# Objective
Read through the entries below and return each line with the word "code".

Data extracted from a collection
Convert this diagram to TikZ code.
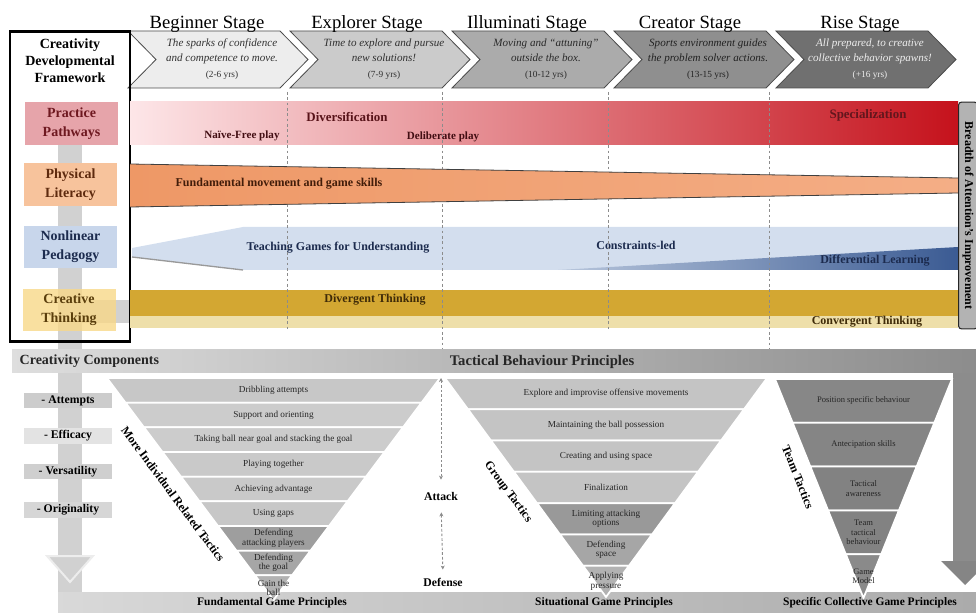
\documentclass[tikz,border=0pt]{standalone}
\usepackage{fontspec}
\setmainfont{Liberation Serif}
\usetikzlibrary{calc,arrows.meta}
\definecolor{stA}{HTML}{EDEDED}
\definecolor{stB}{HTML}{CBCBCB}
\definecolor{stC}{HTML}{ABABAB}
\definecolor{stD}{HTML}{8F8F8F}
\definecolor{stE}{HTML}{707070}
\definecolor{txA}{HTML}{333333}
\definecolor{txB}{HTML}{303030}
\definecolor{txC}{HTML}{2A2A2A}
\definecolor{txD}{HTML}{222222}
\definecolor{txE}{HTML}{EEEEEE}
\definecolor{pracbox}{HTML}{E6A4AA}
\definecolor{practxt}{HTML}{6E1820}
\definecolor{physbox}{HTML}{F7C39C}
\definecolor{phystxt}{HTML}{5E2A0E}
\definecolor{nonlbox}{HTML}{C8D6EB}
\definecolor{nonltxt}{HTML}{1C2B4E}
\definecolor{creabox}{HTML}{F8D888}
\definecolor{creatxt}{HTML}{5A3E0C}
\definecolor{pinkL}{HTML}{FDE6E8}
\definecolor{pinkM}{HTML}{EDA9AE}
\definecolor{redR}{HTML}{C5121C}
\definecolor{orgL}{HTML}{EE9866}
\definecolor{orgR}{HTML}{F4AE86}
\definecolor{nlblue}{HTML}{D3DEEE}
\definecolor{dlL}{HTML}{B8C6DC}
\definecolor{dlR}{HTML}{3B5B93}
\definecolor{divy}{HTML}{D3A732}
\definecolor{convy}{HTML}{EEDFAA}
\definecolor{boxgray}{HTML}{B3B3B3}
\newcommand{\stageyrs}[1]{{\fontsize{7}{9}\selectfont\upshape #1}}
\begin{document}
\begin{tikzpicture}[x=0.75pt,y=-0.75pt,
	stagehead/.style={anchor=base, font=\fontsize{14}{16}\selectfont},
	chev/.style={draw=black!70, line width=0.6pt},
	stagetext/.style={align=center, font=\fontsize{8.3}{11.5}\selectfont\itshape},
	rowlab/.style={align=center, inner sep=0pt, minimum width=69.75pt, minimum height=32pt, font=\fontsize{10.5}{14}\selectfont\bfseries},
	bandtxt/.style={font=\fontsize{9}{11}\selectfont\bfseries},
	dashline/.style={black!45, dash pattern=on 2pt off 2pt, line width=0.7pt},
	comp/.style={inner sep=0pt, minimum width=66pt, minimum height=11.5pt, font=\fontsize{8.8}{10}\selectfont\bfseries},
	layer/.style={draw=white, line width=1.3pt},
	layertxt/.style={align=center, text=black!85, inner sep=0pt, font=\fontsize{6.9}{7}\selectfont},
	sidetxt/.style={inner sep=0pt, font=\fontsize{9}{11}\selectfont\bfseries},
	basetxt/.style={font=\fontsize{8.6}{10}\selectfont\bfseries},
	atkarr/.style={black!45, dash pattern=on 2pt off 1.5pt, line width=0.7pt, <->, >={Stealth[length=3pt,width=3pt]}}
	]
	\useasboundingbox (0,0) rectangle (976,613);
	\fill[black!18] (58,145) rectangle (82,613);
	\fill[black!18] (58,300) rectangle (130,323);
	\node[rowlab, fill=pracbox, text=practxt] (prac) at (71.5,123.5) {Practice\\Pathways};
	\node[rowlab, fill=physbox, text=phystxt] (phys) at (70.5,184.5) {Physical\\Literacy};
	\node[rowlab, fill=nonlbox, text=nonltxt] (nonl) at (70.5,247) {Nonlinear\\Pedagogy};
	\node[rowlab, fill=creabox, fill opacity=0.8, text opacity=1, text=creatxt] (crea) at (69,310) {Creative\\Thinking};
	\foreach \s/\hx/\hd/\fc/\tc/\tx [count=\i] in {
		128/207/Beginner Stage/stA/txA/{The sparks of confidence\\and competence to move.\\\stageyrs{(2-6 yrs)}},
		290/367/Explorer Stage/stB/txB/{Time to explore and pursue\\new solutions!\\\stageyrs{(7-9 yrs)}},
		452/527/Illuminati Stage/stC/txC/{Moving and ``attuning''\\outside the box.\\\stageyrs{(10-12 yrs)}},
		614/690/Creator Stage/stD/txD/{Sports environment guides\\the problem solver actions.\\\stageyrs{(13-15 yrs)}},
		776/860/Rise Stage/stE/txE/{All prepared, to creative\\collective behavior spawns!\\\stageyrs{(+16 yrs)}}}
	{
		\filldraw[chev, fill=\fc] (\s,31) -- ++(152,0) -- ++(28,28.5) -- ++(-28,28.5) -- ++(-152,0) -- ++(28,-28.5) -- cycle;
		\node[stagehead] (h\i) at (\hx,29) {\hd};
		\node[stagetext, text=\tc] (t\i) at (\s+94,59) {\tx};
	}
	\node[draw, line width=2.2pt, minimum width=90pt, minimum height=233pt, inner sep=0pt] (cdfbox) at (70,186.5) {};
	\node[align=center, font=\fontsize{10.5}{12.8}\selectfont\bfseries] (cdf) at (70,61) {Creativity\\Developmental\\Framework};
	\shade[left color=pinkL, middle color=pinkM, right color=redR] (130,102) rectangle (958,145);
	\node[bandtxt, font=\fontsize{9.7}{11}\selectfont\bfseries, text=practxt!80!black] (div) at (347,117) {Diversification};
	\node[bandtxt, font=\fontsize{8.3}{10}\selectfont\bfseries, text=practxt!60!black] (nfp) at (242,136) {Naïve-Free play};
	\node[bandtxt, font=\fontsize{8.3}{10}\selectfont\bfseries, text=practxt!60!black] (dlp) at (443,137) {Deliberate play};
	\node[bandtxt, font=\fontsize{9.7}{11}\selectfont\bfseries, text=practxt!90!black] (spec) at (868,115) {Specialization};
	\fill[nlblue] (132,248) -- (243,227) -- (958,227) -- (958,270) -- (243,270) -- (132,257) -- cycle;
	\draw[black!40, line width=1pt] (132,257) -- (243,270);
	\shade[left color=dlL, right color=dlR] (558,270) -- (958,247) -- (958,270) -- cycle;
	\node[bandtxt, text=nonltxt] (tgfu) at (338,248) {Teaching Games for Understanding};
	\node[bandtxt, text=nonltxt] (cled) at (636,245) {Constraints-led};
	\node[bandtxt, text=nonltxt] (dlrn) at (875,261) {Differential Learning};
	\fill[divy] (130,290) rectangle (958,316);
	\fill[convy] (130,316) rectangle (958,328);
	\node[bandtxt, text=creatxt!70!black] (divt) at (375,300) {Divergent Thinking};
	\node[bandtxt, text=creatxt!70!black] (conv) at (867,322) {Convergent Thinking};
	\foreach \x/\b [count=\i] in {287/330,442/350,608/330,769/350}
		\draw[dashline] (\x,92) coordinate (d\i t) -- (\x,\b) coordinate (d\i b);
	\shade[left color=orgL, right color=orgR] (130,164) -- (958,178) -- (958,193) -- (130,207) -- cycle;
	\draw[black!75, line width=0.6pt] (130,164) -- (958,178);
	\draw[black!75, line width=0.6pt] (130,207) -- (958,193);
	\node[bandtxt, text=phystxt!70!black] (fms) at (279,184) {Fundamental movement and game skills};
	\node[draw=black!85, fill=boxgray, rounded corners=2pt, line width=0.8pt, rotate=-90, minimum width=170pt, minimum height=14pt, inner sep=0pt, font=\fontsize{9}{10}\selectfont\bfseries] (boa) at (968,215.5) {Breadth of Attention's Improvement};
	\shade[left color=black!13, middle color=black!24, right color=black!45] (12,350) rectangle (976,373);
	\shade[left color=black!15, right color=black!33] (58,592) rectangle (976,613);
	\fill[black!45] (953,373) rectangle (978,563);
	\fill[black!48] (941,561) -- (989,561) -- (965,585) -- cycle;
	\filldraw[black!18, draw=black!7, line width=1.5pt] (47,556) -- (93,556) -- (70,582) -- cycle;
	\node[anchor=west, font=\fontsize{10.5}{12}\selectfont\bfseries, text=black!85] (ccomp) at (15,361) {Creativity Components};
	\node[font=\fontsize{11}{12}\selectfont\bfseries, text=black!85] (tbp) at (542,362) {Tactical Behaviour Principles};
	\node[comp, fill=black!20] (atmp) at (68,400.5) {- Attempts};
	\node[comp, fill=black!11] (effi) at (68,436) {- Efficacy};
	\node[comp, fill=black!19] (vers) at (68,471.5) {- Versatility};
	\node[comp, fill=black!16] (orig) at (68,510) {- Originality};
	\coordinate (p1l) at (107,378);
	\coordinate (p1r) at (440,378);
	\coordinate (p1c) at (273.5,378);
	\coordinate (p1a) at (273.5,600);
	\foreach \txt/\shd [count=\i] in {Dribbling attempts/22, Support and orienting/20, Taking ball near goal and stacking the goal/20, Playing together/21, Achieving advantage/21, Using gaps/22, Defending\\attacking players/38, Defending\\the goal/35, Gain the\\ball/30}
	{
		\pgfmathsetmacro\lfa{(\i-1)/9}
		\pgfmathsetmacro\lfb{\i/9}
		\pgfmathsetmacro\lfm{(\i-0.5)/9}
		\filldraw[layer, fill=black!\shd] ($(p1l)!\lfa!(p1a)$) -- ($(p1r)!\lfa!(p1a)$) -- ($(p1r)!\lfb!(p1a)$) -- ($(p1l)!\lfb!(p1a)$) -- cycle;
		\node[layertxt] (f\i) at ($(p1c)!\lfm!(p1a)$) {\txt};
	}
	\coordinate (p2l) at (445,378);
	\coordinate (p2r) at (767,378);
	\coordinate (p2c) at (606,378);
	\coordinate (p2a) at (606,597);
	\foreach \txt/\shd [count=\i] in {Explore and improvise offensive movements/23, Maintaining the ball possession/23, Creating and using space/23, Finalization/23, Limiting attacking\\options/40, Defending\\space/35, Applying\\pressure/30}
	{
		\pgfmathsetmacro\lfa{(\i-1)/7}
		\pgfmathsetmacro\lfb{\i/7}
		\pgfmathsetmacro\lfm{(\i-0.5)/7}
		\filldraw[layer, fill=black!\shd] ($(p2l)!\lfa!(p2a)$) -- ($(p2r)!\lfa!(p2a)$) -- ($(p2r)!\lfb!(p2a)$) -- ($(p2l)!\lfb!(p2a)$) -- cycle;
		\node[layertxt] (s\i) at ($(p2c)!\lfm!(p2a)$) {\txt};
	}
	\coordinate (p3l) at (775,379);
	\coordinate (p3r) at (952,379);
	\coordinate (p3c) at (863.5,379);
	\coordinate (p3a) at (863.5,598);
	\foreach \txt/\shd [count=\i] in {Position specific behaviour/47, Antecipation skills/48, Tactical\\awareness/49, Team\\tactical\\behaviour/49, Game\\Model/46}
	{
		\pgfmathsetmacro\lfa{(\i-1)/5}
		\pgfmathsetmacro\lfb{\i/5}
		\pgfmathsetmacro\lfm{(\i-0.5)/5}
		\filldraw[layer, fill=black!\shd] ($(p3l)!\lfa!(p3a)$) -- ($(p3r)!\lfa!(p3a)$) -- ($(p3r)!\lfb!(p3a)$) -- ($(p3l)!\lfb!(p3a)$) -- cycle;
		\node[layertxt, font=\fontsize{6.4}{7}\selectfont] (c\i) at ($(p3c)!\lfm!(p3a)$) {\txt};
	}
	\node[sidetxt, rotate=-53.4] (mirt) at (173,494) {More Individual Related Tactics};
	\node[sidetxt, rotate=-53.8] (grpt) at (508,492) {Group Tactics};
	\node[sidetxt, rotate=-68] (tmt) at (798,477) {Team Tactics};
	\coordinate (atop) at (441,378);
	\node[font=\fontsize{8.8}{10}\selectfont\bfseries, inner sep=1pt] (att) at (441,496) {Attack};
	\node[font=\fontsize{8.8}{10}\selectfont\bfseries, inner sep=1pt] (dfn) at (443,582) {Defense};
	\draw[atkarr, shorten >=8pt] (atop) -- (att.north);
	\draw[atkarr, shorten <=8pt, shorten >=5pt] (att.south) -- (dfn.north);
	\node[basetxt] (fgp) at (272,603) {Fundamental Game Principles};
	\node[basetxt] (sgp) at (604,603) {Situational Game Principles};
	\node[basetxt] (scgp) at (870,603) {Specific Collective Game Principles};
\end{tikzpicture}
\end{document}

---

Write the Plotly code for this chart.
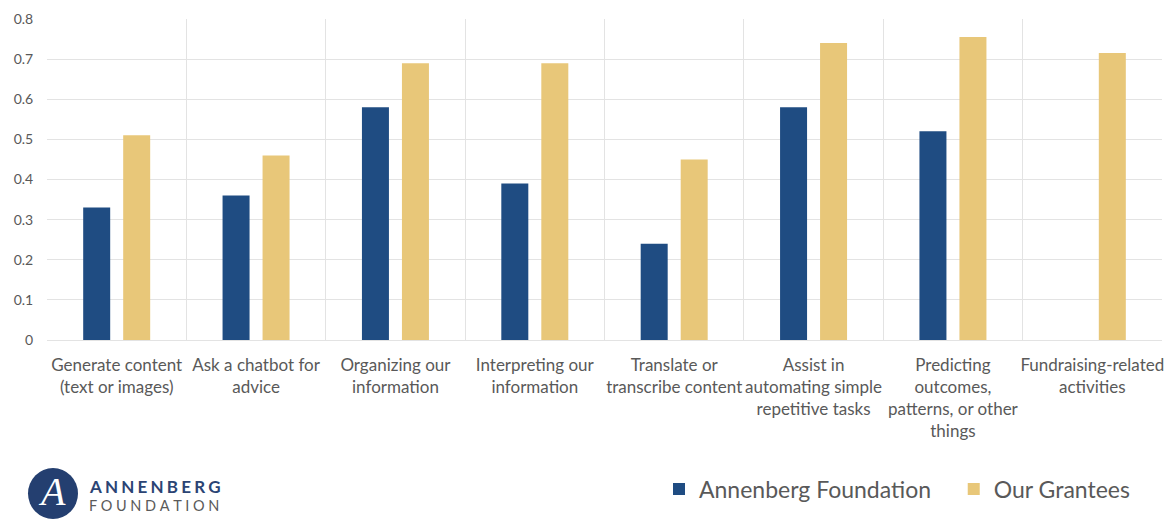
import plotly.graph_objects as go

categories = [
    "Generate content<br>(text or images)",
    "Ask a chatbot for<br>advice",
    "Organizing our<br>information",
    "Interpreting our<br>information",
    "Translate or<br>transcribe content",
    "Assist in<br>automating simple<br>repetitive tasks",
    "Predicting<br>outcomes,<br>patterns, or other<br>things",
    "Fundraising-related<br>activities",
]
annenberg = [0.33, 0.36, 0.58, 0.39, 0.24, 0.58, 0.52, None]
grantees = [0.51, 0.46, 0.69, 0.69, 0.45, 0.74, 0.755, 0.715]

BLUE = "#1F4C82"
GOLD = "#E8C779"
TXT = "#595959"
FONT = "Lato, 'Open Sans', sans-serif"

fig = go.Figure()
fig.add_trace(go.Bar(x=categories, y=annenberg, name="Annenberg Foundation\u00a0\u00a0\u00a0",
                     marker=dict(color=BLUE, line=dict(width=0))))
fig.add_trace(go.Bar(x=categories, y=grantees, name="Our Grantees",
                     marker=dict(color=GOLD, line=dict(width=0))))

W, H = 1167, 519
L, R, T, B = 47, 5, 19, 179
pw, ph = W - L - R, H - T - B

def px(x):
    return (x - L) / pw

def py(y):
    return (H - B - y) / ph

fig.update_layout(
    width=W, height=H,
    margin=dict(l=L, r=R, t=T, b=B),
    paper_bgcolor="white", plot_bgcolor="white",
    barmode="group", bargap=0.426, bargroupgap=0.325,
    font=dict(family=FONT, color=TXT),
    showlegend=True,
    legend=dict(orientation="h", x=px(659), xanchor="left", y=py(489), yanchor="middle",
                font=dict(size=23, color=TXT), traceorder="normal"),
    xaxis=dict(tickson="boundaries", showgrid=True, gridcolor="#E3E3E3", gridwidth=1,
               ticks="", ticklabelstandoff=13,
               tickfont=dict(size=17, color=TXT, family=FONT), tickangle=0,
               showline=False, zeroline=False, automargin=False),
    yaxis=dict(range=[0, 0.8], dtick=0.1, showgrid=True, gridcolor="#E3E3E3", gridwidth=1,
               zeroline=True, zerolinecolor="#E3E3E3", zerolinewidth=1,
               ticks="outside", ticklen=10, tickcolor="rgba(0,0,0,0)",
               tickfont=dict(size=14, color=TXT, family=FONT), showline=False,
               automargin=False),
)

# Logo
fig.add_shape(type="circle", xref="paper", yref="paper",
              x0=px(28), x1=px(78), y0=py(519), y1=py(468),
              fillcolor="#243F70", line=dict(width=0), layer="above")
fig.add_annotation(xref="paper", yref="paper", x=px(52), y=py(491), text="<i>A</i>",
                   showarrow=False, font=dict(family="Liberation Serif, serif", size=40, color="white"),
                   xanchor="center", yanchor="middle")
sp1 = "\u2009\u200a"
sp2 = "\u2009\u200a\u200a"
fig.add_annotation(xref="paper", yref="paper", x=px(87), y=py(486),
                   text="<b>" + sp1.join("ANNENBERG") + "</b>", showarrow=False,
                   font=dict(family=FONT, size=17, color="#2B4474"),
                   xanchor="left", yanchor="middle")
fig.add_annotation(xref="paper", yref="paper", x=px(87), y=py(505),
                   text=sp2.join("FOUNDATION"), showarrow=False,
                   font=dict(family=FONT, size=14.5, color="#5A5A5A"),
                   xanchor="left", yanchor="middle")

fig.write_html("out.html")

---

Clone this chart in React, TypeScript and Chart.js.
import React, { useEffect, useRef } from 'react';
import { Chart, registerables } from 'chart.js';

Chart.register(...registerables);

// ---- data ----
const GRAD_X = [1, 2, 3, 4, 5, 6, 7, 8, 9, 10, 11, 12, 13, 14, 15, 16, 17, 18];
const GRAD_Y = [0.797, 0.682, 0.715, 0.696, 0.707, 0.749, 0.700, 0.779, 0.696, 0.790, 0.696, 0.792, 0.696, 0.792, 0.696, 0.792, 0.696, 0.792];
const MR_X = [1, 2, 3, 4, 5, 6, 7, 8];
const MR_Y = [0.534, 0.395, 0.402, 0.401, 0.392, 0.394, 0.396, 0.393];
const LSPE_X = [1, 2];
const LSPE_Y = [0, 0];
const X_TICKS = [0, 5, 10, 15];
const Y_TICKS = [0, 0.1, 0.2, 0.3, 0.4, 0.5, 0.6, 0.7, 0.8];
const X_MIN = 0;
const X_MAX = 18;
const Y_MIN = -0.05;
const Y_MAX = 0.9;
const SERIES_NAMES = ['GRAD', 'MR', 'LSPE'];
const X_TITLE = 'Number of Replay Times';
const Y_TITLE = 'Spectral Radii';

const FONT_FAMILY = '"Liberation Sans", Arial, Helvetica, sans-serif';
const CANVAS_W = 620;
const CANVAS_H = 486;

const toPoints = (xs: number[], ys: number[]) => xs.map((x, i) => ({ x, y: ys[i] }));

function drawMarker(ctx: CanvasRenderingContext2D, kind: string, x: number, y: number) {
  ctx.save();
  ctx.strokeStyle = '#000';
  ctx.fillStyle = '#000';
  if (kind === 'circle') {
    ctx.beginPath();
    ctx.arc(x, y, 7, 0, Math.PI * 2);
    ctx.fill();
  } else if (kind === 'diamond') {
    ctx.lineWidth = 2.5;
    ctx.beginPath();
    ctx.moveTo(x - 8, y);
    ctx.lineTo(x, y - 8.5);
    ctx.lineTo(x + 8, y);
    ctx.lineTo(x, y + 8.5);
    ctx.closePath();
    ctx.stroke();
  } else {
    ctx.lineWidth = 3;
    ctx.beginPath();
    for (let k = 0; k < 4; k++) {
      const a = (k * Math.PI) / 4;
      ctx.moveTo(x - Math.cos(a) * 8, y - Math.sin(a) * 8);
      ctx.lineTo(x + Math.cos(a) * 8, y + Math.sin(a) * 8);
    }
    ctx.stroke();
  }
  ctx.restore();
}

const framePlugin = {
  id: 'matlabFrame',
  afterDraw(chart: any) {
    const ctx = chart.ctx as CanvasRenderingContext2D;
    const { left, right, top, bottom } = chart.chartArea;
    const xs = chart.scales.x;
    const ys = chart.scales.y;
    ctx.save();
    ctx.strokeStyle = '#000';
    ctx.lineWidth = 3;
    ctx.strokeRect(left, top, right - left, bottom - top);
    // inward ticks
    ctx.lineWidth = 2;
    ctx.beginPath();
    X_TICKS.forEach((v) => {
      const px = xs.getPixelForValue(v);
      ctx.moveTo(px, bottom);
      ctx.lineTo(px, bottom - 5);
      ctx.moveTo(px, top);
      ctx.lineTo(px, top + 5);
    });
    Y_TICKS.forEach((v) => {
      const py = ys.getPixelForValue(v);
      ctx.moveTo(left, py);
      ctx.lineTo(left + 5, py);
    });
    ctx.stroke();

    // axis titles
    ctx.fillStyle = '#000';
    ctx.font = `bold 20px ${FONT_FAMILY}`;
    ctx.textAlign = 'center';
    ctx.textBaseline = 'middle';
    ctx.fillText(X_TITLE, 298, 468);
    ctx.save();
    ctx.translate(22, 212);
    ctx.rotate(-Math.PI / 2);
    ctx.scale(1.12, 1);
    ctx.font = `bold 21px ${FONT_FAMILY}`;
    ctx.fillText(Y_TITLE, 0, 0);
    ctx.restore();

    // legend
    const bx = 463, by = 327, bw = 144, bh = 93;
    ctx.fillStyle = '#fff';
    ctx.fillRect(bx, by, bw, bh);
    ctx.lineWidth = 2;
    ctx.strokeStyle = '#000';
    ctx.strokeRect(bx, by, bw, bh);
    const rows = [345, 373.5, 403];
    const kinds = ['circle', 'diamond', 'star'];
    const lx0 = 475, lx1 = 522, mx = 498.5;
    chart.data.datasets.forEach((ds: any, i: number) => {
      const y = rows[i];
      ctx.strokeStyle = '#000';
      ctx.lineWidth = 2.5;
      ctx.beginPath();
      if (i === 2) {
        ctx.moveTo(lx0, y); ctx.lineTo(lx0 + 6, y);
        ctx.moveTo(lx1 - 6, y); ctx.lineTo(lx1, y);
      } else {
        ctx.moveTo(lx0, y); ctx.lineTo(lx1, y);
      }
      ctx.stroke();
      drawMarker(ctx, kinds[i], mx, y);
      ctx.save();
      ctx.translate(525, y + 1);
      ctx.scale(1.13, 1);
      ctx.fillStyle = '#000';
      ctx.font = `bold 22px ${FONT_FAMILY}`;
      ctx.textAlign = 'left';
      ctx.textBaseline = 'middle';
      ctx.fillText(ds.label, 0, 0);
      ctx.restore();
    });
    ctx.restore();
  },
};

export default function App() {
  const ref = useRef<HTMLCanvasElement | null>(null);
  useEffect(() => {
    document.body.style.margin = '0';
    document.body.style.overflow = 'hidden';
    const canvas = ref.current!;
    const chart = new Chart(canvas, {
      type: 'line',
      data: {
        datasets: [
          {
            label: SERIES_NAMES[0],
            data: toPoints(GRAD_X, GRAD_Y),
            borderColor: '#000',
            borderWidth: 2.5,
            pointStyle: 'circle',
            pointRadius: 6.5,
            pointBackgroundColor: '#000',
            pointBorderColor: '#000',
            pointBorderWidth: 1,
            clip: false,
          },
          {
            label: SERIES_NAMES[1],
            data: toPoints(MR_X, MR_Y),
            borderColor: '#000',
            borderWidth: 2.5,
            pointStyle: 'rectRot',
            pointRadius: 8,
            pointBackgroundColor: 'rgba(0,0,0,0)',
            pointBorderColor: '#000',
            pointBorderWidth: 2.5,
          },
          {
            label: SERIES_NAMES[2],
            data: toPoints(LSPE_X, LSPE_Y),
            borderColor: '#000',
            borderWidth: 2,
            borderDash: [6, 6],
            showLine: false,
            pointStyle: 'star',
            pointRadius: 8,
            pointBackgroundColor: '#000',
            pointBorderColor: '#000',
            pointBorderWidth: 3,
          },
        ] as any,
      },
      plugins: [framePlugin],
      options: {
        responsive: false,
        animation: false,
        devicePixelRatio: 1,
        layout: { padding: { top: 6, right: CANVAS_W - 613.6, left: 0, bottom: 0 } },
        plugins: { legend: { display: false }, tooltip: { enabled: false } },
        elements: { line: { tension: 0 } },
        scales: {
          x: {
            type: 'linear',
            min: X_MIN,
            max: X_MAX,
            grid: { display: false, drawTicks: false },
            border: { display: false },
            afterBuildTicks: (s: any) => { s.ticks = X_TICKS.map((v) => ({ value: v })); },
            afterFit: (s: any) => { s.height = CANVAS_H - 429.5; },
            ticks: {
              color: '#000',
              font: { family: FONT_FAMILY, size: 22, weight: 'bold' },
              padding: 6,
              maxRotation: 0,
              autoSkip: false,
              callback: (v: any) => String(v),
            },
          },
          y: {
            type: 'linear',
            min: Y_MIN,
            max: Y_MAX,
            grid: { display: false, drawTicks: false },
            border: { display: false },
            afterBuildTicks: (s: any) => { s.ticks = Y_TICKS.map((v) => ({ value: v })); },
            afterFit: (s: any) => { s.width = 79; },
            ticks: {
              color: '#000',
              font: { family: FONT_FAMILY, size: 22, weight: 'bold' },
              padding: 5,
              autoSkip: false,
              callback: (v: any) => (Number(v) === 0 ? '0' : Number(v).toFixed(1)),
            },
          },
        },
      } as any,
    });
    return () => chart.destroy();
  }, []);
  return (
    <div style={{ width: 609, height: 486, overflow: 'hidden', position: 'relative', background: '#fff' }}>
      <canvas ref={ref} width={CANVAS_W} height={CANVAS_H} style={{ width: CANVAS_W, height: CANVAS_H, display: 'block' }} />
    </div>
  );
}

# Complete response
Convert this diagram to TikZ code.
Write the Plotly code for this chart.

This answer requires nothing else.